In February 18, 2022, Mexico and the United States agreed "to enact the measures that ensure safety" of agricultural inspectors, after one US inspector received a threat "against him and his family."

== Cartel involvement ==
The 2006 War on Drugs led to a decrease in drug profitability among organized crime groups, prompting them to move into more licit industries between 2009 and 2013. Cartels began to extract protection payments from avocado producers and seized land, particularly in Michoacán, cutting growers' profits and increasing violence. Since then the cartels have managed to break into the mango, lime, and avocado industries. The export of avocados to the U.S. brings in $2.8 billion a year, with a high of $3.1 billion in 2022, to the Mexican economy, with cartels making $770 million from avocado production.

From the late 2010s and early 2020s avocado farming in Mexico has been significantly impacted by gang racketeering (see Pueblos Unidos). Avocado farmers have become targets for the cartels leading to an increase in civilian-on-cartel violence. From 2011 to 2019 there has been an increase in homicides related to the cartels, a large demographic being affected by this violence being agricultural workers. This violence notably takes the form of kidnapping of family and murder if farmers refuse to pay "protection fees" to the cartels. The cartels have also, unintentionally, been growing the avocado industry by logging on protected forests and diverting local water sources to irrigate their farms. Another aspect is their influence on the market, by forcing farmers to only work on certain days of the week, they have played a part in increasing the prices of the fruit through market manipulation.

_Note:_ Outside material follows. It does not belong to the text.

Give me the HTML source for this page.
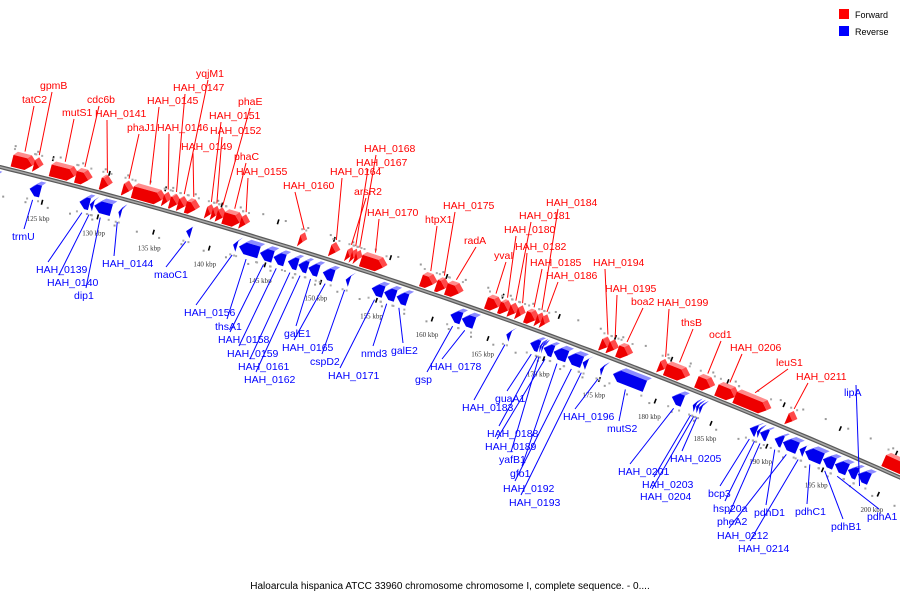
<!DOCTYPE html>
<html><head><meta charset="utf-8"><style>
html,body{margin:0;padding:0;background:#fff;}
svg{display:block;font-family:"Liberation Sans",sans-serif;}
</style></head><body>
<svg id="map" width="900" height="600" viewBox="0 0 900 600" xmlns="http://www.w3.org/2000/svg">
<g>
<rect x="839" y="9" width="10" height="10" fill="#f00"/>
<text x="855" y="18" font-size="9" fill="#000">Forward</text>
<rect x="839" y="26" width="10" height="10" fill="#00f"/>
<text x="855" y="35" font-size="9" fill="#000">Reverse</text>
</g>
<text x="450" y="589" font-size="10" text-anchor="middle" fill="#000">Haloarcula hispanica ATCC 33960 chromosome chromosome I, complete sequence. - 0....</text>
</svg>
<script>
const geneStart = [121.6,123.5,125.0,127.25,129.46,131.43,132.32,135.0,135.63,136.35,137.05,138.84,139.35,139.8,140.4,141.9,147.14,149.91,151.34,151.75,152.1,152.68,158.04,159.38,160.27,163.84,165.0,165.85,166.52,167.32,168.25,168.7,174.02,174.68,175.54,179.2,179.8,182.59,184.38,186.0,190.63,199.29,
119.8,123.66,128.13,129.05,129.46,131.61,137.68,141.88,142.41,144.29,145.5,146.79,147.72,148.62,149.91,151.96,154.29,155.4,156.52,161.34,162.36,166.34,168.48,169.32,169.5,169.68,170.58,171.83,173.17,174.73,175.89,181.16,183.04,183.33,183.6,188.13,188.78,189.05,190.36,191.1,192.59,193.08,194.68,195.75,196.92,197.8];
const geneEnd = [123.39,124.02,127.14,128.39,130.18,132.05,134.91,135.45,136.3,136.96,137.95,139.29,139.75,140.36,141.88,142.41,147.5,150.45,151.7,152.05,152.41,154.64,159.11,160.18,161.43,164.91,165.8,166.43,166.96,168.21,168.66,169.11,174.64,175.27,176.52,179.73,181.61,183.84,185.98,188.84,191.16,201.96,
120.71,124.64,129.02,129.38,130.98,131.88,138.13,142.23,144.2,145.45,146.52,147.68,148.57,149.55,150.89,152.32,155.36,156.43,157.5,162.32,163.48,166.7,169.29,169.48,169.64,170.54,171.79,173.13,173.57,175.0,178.75,182.14,183.3,183.57,183.84,188.75,189.02,189.73,191.07,192.41,193.04,194.64,195.71,196.88,197.77,198.84];
const geneStrand = [1,1,1,1,1,1,1,1,1,1,1,1,1,1,1,1,1,1,1,1,1,1,1,1,1,1,1,1,1,1,1,1,1,1,1,1,1,1,1,1,1,1,
-1,-1,-1,-1,-1,-1,-1,-1,-1,-1,-1,-1,-1,-1,-1,-1,-1,-1,-1,-1,-1,-1,-1,-1,-1,-1,-1,-1,-1,-1,-1,-1,-1,-1,-1,-1,-1,-1,-1,-1,-1,-1,-1,-1,-1,-1];
const geneName = ["tatC2","gpmB","mutS1","cdc6b","HAH_0141","phaJ1","HAH_0145","HAH_0146","HAH_0147","yqjM1","HAH_0149","HAH_0151","HAH_0152","phaE","phaC","HAH_0155","HAH_0160","HAH_0164","arsR2","HAH_0167","HAH_0168","HAH_0170","htpX1","HAH_0175","radA","yvaI","HAH_0180","HAH_0181","HAH_0182","HAH_0185","HAH_0184","HAH_0186","HAH_0194","HAH_0195","boa2","HAH_0199","thsB","ocd1","HAH_0206","leuS1","HAH_0211","",
"","trmU","HAH_0139","HAH_0140","dip1","HAH_0144","maoC1","HAH_0156","thsA1","HAH_0158","HAH_0159","HAH_0161","HAH_0162","galE1","HAH_0165","cspD2","HAH_0171","nmd3","galE2","gsp","HAH_0178","HAH_0183","guaA1","HAH_0188","yafB1","HAH_0189","gfo1","HAH_0192","HAH_0193","HAH_0196","mutS2","HAH_0201","HAH_0203","HAH_0204","HAH_0205","bcp3","hsp20a","pheA2","pdhD1","HAH_0212","HAH_0214","pdhC1","pdhB1","pdhA1","HAH_lip","lipA"];
const tickKbp = [120,125,130,135,140,145,150,155,160,165,170,175,180,185,190,195,200];
const tickLabel = ["120 kbp","125 kbp","130 kbp","135 kbp","140 kbp","145 kbp","150 kbp","155 kbp","160 kbp","165 kbp","170 kbp","175 kbp","180 kbp","185 kbp","190 kbp","195 kbp","200 kbp"];

const labelX = [22,40,62,87,95,127,147,157,173,196,181,209,210,238,234,236,283,330,354,356,364,367,425,443,464,494,504,519,515,530,546,546,593,605,631,657,681,709,730,776,796,null,
null,12,36,47,74,102,154,184,215,218,227,238,244,284,282,310,328,361,391,415,430,462,495,487,499,485,510,503,509,563,607,618,642,640,670,708,713,717,754,717,738,795,831,867,null,844];
const labelY = [103,89,116,103,117,131,104,131,91,77,150,119,134,105,160,175,189,175,195,166,152,216,223,209,244,259,233,219,250,266,206,279,266,292,305,306,326,338,351,366,380,null,
null,240,273,286,299,267,278,316,330,343,357,370,383,337,351,365,379,357,354,383,370,411,402,437,463,450,477,492,506,420,432,475,488,500,462,497,512,525,516,539,552,515,530,520,null,396];

const NS = "http://www.w3.org/2000/svg";
const svg = document.getElementById("map");
const xOf = k => 48 + (k - 125) * 11.2;
const lineY = x => 167 + 0.2452 * x + 0.000111 * x * x;
const slope = x => 0.2452 + 0.000222 * x;
function pt(k, d) {
  const x = xOf(k), s = slope(x), n = Math.sqrt(1 + s * s);
  return [x - d * s / n, lineY(x) + d / n];
}
function ptX(x, d) {
  const s = slope(x), n = Math.sqrt(1 + s * s);
  return [x - d * s / n, lineY(x) + d / n];
}
const P = a => a.map(p => p[0].toFixed(1) + "," + p[1].toFixed(1)).join(" ");
function mk(tag, attrs, parent) {
  const e = document.createElementNS(NS, tag);
  for (const k in attrs) e.setAttribute(k, attrs[k]);
  (parent || svg).appendChild(e);
  return e;
}

const dots = mk("g", {});


for (let k = 119; k <= 203; k += 2) {
  for (const d of [-24, 28]) {
    const p = pt(k + 0.6, d);
    const r = mk("rect", {x: p[0] - 1, y: p[1] - 1, width: 2, height: 2, fill: "#999"}, dots);
    
    
  }
}

const bpts = [];
for (let x = -10; x <= 910; x += 10) bpts.push(ptX(x, 0));
const bb1 = mk("polyline", {points: P(bpts), fill: "none", stroke: "#5a5a5a", "stroke-width": 4});


const bb2 = mk("polyline", {points: P(bpts), fill: "none", stroke: "#a8a8a8", "stroke-width": 1.5});



const tg = mk("g", {});


tickKbp.forEach((k, i) => {
  for (const d of [-21, 24]) {
    const a = pt(k, d - 2.5), b = pt(k, d + 2.5);
    const t = mk("line", {x1: a[0], y1: a[1], x2: b[0], y2: b[1], stroke: "#000", "stroke-width": 1.6}, tg);
    
    
  }
  const lp = pt(k, 40);
  const tx = mk("text", {x: lp[0], y: lp[1] + 3, "font-size": 7, "text-anchor": "middle", fill: "#333", "font-family": "Liberation Serif, serif"}, tg);
  tx.textContent = tickLabel[i];
  
  
});

const gg = mk("g", {});


const lg = mk("g", {});


geneStart.forEach((k0, i) => {
  const k1 = geneEnd[i], fw = geneStrand[i] > 0;
  const t = fw ? -15 : 8, b = fw ? -3 : 20, m = (t + b) / 2;
  const len = k1 - k0, hd = Math.min(0.55, len);
  const g = mk("g", {}, gg);
  
  
  const dk = 0.3, up = 4;
  let front, top, side;
  if (fw) {
    const hb = k1 - hd;
    front = [pt(k0, b), pt(hb, b), pt(k1, m), pt(hb, t), pt(k0, t)];
    top = [pt(k0, t), pt(hb, t), pt(hb + dk, t - up), pt(k0 + dk, t - up)];
    side = [pt(hb, t), pt(k1, m), pt(k1 + dk, m - up), pt(hb + dk, t - up)];
  } else {
    const hb = k0 + hd;
    front = [pt(k1, b), pt(hb, b), pt(k0, m), pt(hb, t), pt(k1, t)];
    top = [pt(k1, t), pt(hb, t), pt(hb + dk, t - up), pt(k1 + dk, t - up)];
    side = [pt(hb, t), pt(k0, m), pt(k0 + dk, m - up), pt(hb + dk, t - up)];
  }
  const c1 = fw ? "#ee0000" : "#0000ee", c2 = fw ? "#ff8c8c" : "#8c8cff", c3 = fw ? "#ff4a4a" : "#4a4aff";
  const f1 = mk("polygon", {points: P(top), fill: c2}, g);
  
  
  const f2 = mk("polygon", {points: P(side), fill: c3}, g);
  
  
  const f3 = mk("polygon", {points: P(front), fill: c1}, g);
  
  
  for (const kk of [k0, k1]) {
    const p = pt(kk, fw ? -21 : 24);
    const r = mk("rect", {x: p[0] - 1, y: p[1] - 1, width: 2, height: 2, fill: "#aaa"}, g);
    
    
  }
  if (geneName[i] && labelX[i] != null) {
    const col = fw ? "#ff0000" : "#0000ff";
    const mid = (k0 + k1) / 2;
    const e = pt(mid, fw ? -21 : 24);
    const sx = labelX[i] + 12, sy = fw ? labelY[i] + 3 : labelY[i] - 11;
    const ln = mk("line", {x1: sx, y1: sy, x2: e[0], y2: e[1], stroke: col, "stroke-width": 1}, lg);
    
    
    const tx = mk("text", {x: labelX[i], y: labelY[i], "font-size": 10.5, fill: col}, lg);
    tx.textContent = geneName[i];
    
    
  }
});
</script>
</body></html>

Michoacán, is the epicenter of this cartel violence, as the majority of the avocados are grown in the region. Cartels active in this area at the Jalisco New Generation Cartel (CJNG), Nueva Familia Michoacana, the Tepalcatepec Cartel, and Zincuirán Cartel. These cartels often compete against each other for the "green gold" known as avocados.

The CJNG in particular have had the most violent encounters as they are already a well-established cartel. In 2019 they killed nine people in Urapan and hung the corpses of their victims over a prominent overpass in the city.

Due to the high cartel violence, many communities have banded together and have begun taking measures against the cartels. For affluent towns rent the police to defend their farms and workers from the cartels. However, for communities that can't afford to rent out a police force, they may form their own militias, sometimes referred to as "autodefensa" groups. Several such examples are the farmers of Tancítaro and their Tancítaro Public Security Force and the anti-avocado militia of Cherán. Both of these cities have different ways of approaching the avocado cartel problem. For Cherán, it is the outright banning of avocado production. Planting or logging to plant avocados is outright outlawed. Any farmer caught planting avocados are sent to the town jail and must pay a fee. If the offense is repeated the land is requisitioned by the government. On the other hand, Tancítaro has come up with an opposite countermeasure. They still allow the export of avocados as it is a lucrative export for the city. The differences is they have bolstered the city's defenses through the use of bomb-proof checkpoints and a volunteer defense force to protect their avocado farms.